As adults, we can monitor our feelings of anxiety and work to manage them. Children are often not cognitively capable enough yet to recognize feelings of anxiety, much less know how to control them. How does children’s anxiety manifest? Often it is by withdrawing, avoiding situations, or even acting out through tantrum behaviors or crying. It is distressing as a parent to experience a child who is anxious. We want to protect our children and minimize uncomfortable feelings for them.

However, just as it is important to allow children to experience failure and disappointment at times, it is important not to over-shelter children from feelings of anxiety. The challenge is to balance exposing children to stimuli that might make them feel anxious without causing more trauma. Have you ever been in a situation where you felt very anxious and nervous? The more you thought about it, the more nervous you became.
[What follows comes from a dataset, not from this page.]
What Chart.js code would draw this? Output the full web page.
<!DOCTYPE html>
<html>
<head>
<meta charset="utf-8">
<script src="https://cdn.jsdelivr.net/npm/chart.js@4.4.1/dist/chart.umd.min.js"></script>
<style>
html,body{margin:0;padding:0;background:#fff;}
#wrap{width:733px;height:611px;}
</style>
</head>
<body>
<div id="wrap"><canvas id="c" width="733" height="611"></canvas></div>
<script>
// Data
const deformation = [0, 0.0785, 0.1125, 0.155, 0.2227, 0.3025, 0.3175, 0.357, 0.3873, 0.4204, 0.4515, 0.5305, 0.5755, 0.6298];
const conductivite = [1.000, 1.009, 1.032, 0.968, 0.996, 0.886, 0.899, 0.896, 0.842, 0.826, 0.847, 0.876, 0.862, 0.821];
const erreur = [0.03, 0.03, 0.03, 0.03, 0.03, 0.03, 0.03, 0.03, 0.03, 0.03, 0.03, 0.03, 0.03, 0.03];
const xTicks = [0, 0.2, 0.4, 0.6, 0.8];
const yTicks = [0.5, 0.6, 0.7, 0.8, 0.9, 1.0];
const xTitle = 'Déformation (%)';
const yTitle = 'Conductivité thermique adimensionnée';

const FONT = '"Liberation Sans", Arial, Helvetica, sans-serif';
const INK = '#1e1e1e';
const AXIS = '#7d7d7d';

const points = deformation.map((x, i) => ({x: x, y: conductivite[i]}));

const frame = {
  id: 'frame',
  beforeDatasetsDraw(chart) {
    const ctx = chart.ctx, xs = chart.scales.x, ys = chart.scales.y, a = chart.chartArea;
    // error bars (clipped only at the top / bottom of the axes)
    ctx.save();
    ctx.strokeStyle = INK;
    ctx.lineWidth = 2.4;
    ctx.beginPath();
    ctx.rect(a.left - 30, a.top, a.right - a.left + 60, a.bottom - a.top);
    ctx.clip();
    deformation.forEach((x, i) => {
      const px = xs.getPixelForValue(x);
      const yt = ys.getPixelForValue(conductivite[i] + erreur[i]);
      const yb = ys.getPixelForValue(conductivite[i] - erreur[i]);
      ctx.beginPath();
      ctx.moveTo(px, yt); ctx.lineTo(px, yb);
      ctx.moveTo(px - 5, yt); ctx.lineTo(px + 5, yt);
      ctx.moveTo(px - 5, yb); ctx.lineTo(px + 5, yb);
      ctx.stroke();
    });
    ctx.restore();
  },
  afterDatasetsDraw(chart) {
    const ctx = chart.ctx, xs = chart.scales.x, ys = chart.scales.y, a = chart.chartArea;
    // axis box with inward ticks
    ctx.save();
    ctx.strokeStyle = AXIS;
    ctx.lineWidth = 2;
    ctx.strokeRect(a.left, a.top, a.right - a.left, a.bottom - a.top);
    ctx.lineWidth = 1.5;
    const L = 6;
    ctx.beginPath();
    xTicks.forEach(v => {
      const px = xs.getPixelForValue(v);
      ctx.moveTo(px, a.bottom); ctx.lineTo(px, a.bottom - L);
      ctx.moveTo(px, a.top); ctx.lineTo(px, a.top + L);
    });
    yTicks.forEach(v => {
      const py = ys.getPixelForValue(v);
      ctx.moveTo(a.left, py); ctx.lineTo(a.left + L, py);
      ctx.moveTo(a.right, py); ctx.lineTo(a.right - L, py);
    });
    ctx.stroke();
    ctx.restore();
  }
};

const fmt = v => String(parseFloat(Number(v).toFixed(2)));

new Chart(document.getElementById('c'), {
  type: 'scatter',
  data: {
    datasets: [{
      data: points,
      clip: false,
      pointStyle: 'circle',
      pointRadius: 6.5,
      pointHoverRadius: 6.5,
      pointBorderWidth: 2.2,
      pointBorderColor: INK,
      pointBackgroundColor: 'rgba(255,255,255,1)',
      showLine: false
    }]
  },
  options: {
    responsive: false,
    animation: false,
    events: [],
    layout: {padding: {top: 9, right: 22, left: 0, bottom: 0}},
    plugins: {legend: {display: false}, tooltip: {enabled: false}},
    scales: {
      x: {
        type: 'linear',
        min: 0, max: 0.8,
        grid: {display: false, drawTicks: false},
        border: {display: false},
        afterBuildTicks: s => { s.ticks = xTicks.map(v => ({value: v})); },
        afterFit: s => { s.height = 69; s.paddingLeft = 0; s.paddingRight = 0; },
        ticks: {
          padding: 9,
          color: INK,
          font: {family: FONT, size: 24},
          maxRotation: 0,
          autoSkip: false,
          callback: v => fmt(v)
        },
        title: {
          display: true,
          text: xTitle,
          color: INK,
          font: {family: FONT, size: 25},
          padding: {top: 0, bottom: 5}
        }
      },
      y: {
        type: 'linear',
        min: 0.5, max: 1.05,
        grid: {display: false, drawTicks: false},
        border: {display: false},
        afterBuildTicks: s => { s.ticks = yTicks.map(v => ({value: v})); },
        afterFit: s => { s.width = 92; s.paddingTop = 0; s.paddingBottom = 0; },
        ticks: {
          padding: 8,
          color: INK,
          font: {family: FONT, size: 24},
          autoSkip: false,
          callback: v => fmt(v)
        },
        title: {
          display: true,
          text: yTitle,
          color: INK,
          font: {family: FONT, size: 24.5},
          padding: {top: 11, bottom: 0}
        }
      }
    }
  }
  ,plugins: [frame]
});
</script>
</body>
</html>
However, once you came through the other side, you realized it might not have been as bad as you expected, or maybe it was scary, but you survived. Examples might be giving speeches in public, interviewing for a job, or attending a party where you know no one. As adults, we can recognize that something is causing us fear and use techniques such as visualization and relaxation to get us through. I know one thing I do is picture myself after the event and how I will feel at that time. We can prepare children on their level as well.


Recently, one of my children was to perform in his first piano recital. He was very well prepared, the audience would only be families of fellow performers, and it was in a safe place—church. However, he tends to worry excessively and this was definitely anxiety-provoking. He did not want to participate in the recital at all and his piano teacher was willing to let him opt out. However, I knew that by avoiding the situation, it would make him more prone to avoiding similar situations in the future (behaviorists call this reinforcement; something that increases the likelihood that a behavior will repeat. For him, avoidance would be reinforcing). We told him he needed to participate in the recital, but could perform just one song. Although he expressed fear in the days leading up, we reassured him that he would do great, was well-prepared, and that if he messed up he could simply start over. Of course, the day of the recital he did a fantastic job. After it was over, he even commented that it was not as bad as he had expected and made sure we had videotaped him.

There is not a quick fix to anxiety and it is something that many people will struggle with all their lives. However, similar to learning disabilities, it is important to teach them how to compensate and use strategies to get around the anxiety. One way is to gradually expose them over time. For example, a child who is afraid of ever being away from parents might benefit from being left for very short periods of time with a family friend, then gradually lengthening that amount of time. While parents are away, the child may ask frequently when they will return, but offering distractions and fun things to do might be helpful. Although feelings of anxiety may never fully go away, they will lessen with time and the child will learn how to get through. Something else that can be helpful is reassuring the child that the parent has a cellphone and can be contacted if needed. Perhaps the parent can even send a text message at first. For children who experience such significant anxiety that these interventions are not helpful, consultation with a child psychologist may be necessary to properly diagnose and treat the symptoms.